If you're a teacher or an ATA staff member, you've probably already glanced at your March 2026 payslip on NoiPA by now. The salary is visible, the line items are the usual ones, but like clockwork, the additional local and regional taxes are back, along with the anxiety surrounding the annual tax certificate. It's a ritual that repeats, almost liturgical, and it naturally makes me think of those Early American Churches I came across during trips to the States: solid structures, wood or brick, that have seen generations pass through, but inside hide electrical and plumbing systems patched together haphazardly, with exposed wires and pipes that seem to be held up by a miracle. Well, NoiPA is exactly that: a digital cathedral holding up the bureaucracy of public salaries, but with every new development – like the new collective labour contract for AFAM – all its cracks show.

NoiPA March 2026 salary screen

March 2026: The pay's there, but no surprises

This year, the display of March figures arrived on schedule. Teachers and ATA staff can already see their net pay, and many will have noticed the return of municipal and regional surcharges. Nothing new under the sun, except that this is also the time for the 2026 Tax Certificate (Certificazione Unica), the document that will eventually go into your tax return. And here begins the usual dance: data that doesn't add up, CU certificates arriving late, and school offices forced to act as a buffer between staff and NoiPA support. It's a script we've seen before, yet every year we kid ourselves that this time it'll be different.
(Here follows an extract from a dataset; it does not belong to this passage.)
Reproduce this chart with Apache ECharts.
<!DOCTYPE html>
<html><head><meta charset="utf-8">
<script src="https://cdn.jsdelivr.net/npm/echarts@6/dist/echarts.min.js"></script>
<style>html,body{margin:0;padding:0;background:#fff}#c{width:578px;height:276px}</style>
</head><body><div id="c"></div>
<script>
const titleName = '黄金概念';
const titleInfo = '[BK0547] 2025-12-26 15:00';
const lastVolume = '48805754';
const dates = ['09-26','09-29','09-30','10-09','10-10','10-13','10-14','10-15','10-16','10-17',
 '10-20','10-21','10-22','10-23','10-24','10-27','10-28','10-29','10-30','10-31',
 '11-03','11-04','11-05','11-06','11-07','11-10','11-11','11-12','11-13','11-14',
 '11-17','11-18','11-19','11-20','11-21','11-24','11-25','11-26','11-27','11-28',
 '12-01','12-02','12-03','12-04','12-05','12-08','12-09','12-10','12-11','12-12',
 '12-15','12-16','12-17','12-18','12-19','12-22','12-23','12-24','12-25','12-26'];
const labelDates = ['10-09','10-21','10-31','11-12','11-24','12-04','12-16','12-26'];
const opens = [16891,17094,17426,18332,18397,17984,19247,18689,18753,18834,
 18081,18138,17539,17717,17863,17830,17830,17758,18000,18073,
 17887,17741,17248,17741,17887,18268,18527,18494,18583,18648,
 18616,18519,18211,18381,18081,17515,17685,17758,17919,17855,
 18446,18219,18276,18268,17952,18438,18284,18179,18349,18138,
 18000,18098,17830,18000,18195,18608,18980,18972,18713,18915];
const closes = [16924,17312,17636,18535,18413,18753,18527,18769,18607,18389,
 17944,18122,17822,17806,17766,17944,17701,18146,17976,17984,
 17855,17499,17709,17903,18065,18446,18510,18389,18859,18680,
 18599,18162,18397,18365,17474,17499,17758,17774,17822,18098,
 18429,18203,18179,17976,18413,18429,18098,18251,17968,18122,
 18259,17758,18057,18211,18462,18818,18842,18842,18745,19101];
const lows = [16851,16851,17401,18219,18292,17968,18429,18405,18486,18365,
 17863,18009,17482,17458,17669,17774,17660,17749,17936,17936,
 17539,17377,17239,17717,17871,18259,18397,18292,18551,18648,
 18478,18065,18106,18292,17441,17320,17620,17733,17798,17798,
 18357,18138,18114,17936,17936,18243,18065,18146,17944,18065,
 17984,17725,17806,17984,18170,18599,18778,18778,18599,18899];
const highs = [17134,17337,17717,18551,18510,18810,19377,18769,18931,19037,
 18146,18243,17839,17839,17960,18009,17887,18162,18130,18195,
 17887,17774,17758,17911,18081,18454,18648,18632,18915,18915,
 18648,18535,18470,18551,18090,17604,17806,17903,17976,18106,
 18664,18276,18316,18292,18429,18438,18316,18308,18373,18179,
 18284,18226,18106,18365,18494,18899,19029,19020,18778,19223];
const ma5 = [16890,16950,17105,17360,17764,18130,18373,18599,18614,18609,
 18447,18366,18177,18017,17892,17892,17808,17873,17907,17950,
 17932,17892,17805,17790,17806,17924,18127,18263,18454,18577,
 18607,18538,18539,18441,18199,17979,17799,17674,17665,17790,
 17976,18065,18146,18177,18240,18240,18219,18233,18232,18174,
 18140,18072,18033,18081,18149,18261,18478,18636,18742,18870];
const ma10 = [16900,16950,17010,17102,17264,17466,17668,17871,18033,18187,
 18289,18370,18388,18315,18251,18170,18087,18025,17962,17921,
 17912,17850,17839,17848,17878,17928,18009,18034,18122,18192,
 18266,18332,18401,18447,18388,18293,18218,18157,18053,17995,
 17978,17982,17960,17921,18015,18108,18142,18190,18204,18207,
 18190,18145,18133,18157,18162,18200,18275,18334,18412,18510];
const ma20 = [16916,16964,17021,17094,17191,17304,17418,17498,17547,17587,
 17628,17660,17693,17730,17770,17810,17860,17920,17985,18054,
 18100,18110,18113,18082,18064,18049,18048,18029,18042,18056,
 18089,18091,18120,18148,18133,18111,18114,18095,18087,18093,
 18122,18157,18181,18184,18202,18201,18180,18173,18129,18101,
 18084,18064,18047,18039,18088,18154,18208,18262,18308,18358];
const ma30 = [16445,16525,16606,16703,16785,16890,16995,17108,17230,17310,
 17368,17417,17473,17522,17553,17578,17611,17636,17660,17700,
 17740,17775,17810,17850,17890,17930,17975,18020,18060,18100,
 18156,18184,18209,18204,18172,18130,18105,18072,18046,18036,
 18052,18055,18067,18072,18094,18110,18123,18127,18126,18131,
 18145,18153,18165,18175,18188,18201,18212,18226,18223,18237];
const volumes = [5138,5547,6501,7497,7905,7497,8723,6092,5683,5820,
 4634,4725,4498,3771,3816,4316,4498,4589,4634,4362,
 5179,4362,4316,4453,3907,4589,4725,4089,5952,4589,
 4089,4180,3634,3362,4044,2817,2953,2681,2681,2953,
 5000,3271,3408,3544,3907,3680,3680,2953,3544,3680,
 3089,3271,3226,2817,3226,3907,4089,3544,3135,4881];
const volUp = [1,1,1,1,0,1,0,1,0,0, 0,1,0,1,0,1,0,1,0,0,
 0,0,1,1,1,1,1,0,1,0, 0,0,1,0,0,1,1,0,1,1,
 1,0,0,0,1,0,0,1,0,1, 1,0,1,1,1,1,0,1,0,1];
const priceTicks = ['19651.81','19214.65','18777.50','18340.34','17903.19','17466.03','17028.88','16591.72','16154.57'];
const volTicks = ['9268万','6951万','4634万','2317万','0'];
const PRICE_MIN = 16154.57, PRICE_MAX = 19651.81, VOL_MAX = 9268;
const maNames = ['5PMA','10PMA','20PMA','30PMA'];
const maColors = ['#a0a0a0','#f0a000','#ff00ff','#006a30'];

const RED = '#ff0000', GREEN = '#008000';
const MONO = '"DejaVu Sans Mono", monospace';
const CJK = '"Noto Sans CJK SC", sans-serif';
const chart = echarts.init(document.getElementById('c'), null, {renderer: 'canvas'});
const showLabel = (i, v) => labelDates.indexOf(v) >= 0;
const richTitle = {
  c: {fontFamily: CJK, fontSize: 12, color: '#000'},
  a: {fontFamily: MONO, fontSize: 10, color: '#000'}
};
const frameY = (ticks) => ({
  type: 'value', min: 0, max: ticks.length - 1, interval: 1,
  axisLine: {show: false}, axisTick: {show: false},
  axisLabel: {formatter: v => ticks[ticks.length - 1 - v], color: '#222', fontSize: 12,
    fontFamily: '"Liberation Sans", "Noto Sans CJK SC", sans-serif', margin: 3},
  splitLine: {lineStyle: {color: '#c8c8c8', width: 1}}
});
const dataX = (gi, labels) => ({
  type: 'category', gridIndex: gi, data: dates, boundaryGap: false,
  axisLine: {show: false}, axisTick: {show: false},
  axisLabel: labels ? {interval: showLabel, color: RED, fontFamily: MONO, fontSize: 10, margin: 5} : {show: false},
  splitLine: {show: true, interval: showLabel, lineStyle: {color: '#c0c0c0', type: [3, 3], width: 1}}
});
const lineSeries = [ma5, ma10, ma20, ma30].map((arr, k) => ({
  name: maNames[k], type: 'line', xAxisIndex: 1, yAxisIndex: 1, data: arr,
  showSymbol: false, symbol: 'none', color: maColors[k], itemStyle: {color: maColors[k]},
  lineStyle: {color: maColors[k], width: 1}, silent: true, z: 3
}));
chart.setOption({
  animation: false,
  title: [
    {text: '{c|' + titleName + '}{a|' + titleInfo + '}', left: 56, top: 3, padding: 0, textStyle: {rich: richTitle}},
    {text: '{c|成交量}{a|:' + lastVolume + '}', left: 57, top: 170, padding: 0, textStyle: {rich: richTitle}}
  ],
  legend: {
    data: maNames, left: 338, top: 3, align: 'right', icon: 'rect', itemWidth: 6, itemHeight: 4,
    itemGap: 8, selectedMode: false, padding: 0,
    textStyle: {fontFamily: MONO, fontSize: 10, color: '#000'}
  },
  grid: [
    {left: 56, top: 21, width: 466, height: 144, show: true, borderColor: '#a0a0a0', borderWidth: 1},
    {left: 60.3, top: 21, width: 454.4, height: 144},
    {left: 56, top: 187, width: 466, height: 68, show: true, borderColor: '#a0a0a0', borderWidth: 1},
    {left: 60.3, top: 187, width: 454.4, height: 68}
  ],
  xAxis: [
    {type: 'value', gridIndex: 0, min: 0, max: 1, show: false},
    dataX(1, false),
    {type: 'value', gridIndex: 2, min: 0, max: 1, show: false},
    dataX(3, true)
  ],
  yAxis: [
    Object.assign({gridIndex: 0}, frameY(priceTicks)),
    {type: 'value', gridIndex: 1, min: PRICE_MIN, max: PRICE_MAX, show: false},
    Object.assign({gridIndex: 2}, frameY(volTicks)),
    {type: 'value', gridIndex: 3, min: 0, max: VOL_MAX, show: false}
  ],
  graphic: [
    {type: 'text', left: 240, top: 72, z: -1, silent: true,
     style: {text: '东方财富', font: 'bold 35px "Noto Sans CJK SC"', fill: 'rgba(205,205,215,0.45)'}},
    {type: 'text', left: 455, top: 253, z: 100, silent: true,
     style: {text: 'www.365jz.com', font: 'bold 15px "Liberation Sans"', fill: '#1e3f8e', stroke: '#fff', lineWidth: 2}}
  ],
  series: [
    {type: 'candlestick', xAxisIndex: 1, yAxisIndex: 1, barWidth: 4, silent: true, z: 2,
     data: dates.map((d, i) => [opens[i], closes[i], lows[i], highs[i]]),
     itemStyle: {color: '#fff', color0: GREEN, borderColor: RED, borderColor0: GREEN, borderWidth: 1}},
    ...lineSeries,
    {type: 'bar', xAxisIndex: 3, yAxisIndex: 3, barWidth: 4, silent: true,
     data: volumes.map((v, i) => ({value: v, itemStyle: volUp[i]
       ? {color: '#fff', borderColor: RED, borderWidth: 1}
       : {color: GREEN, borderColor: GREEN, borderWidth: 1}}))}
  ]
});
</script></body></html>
The AFAM flop: When the software doesn't follow the contract

The most farcical situation right now, however, is being experienced by AFAM (Advanced Artistic, Musical and Dance Education) lecturers. Following the application of the 2022-2024 National Collective Labour Contract, an automatic adjustment of salaries was expected. Instead, as unions and administrative offices report, the NoiPA applications keep making the same calculation errors seen in previous months. It's not a simple bug: it's a litmus test of a system that, layered over the years, struggles to digest any regulatory change. It's like adding a modern power point to an 18th-century boundary wall: technically possible, but the risk of blowing the whole thing is extremely high.
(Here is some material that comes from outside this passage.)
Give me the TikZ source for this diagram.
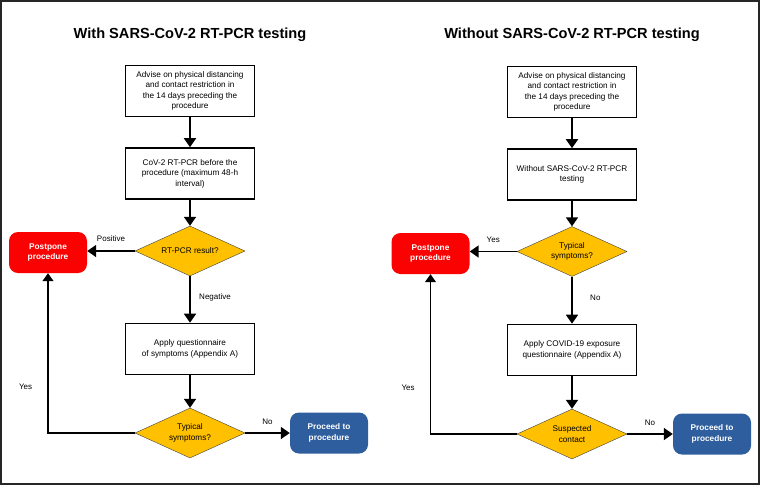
\documentclass[tikz,border=0pt]{standalone}
\usepackage{fontspec}
\setmainfont{Liberation Sans}
\usetikzlibrary{shapes.geometric,arrows.meta}

\definecolor{stopred}{RGB}{250,2,2}
\definecolor{goblue}{RGB}{46,94,158}
\definecolor{askyellow}{RGB}{255,192,0}

\tikzset{
  stepbox/.style={draw, line width=1.6pt, align=center, minimum width=129pt,
    minimum height=51pt, inner sep=2pt, font=\fontsize{8.2}{10.4}\selectfont},
  question/.style={diamond, aspect=2.2, draw=black!75, thin, fill=askyellow,
    minimum width=110pt, minimum height=50pt, inner sep=1pt, align=center,
    font=\fontsize{8.2}{10.4}\selectfont},
  endbox/.style={rounded corners=9pt, text=white, minimum width=78pt,
    minimum height=41pt, align=center, font=\bfseries\fontsize{8.3}{10.4}\selectfont},
  heading/.style={font=\bfseries\fontsize{14.6}{17}\selectfont},
  lbl/.style={font=\fontsize{8}{9}\selectfont},
  flow/.style={line width=1.8pt, -{Triangle[width=12pt,length=9pt]}},
  back/.style={line width=1.2pt, -{Triangle[width=11pt,length=8pt]}}
}

\begin{document}
\begin{tikzpicture}[x=1pt, y=-1pt]
  \useasboundingbox (0,0) rectangle (760,485);
  \draw[line width=1.3pt, black!85] (1,1) rectangle (759,484);

  % with testing
  \node[heading] (titleA) at (190,35) {With SARS-CoV-2 RT-PCR testing};
  \node[stepbox] (adviseA) at (190,91) {Advise on physical distancing\\and contact restriction in\\the 14 days preceding the\\procedure};
  \node[stepbox] (pcrA) at (190,173.5) {CoV-2 RT-PCR before the\\procedure (maximum 48-h\\interval)};
  \node[question] (resultA) at (190,251) {RT-PCR result?};
  \node[endbox, fill=stopred] (postponeA) at (48,252.5) {Postpone\\procedure};
  \node[stepbox] (symqA) at (190,349) {Apply questionnaire\\of symptoms (Appendix A)};
  \node[question] (typicalA) at (190,433) {Typical\\symptoms?};
  \node[endbox, fill=goblue] (proceedA) at (329,433) {Proceed to\\procedure};

  \draw[flow] (adviseA) -- (pcrA);
  \draw[flow] (pcrA) -- (resultA);
  \draw[flow] (resultA.west) -- (resultA.west -| postponeA.east)
    node[lbl, midway, above=5pt] {Positive};
  \draw[flow] (resultA) -- (symqA) node[lbl, midway, right=5pt, yshift=2pt] {Negative};
  \draw[flow] (symqA) -- (typicalA);
  \draw[flow] (typicalA.east) -- (proceedA.west) node[lbl, midway, above=4pt] {No};
  \draw[back] (typicalA.west) -| (postponeA.south) node[lbl, pos=0.645, left=12pt] {Yes};

  % without testing
  \begin{scope}[xshift=383pt]
  \node[heading] (titleB) at (189,35) {Without SARS-CoV-2 RT-PCR testing};
  \node[stepbox] (adviseB) at (189,92) {Advise on physical distancing\\and contact restriction in\\the 14 days preceding the\\procedure};
  \node[stepbox] (notestB) at (189,174.5) {Without SARS-CoV-2 RT-PCR\\testing};
  \node[question] (typicalB) at (189,251.5) {Typical\\symptoms?};
  \node[endbox, fill=stopred] (postponeB) at (47.5,253.5) {Postpone\\procedure};
  \node[stepbox] (expoB) at (189,350) {Apply COVID-19 exposure\\questionnaire (Appendix A)};
  \node[question] (contactB) at (189,434) {Suspected\\contact};
  \node[endbox, fill=goblue] (proceedB) at (329,434) {Proceed to\\procedure};

  \draw[flow] (adviseB) -- (notestB);
  \draw[flow] (notestB) -- (typicalB);
  \draw[flow] (typicalB.west) -- (typicalB.west -| postponeB.east)
    node[lbl, midway, above=5pt] {Yes};
  \draw[flow] (typicalB) -- (expoB) node[lbl, midway, right=14pt, yshift=2pt] {No};
  \draw[flow] (expoB) -- (contactB);
  \draw[flow] (contactB.east) -- (proceedB.west) node[lbl, midway, above=4pt] {No};
  \draw[back] (contactB.west) -| (postponeB.south) node[lbl, pos=0.645, left=12pt] {Yes};
  \end{scope}
\end{tikzpicture}
\end{document}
Why NoiPA reminds me of early American churches

In Early American Churches – I'm thinking of those in colonial New England – the architectural simplicity hid perfect acoustics and a capacity to welcome the community that has lasted for centuries. But today, visitors discover ethernet cables running under the wooden floorboards, and the bell tower has been converted into a repeater for fibre optics. That's NoiPA: an infrastructure designed in an analogue era, grown through patches and workarounds, that still holds up under the weight of one and a half million public employees. But every time we try to get it to talk to something new – like new contracts or union deductions – the system coughs and splutters. The question is: how long can we keep patching it up?

  • March 2026 Salaries: visible, but watch out for additional taxes.
  • CU 2026: on the way, but beware of reconciliation errors.
  • AFAM: The 2022-2024 contract is already a nightmare for the applications.
  • Metaphor: NoiPA is our digital "Early American Church".

The business behind the chaos: Who will repair the cathedral?

For an analyst watching the public administration digitalisation market, all of this is manna from heaven. NoiPA represents a textbook case: a legacy system managing billion-dollar flows, with a vast user base and a tolerance for errors now below zero. Companies that know how to propose gradual modernisation solutions, capable of respecting regulatory constraints and service continuity, have a huge market opportunity ahead of them. I'm not talking about rebuilding everything from scratch – that would be like razing a historic church – but about intervening with conservative restorations that replace obsolete components without stopping the service. And if someone manages to do it, they'll make profits that would be the envy of any big tech.

In the meantime, we keep staring at our March payslip, hoping the amount is correct. And while the unions argue with the NoiPA techs, I keep thinking about those American churches, silent and still, waiting for the next parishioner. Or the next breakdown.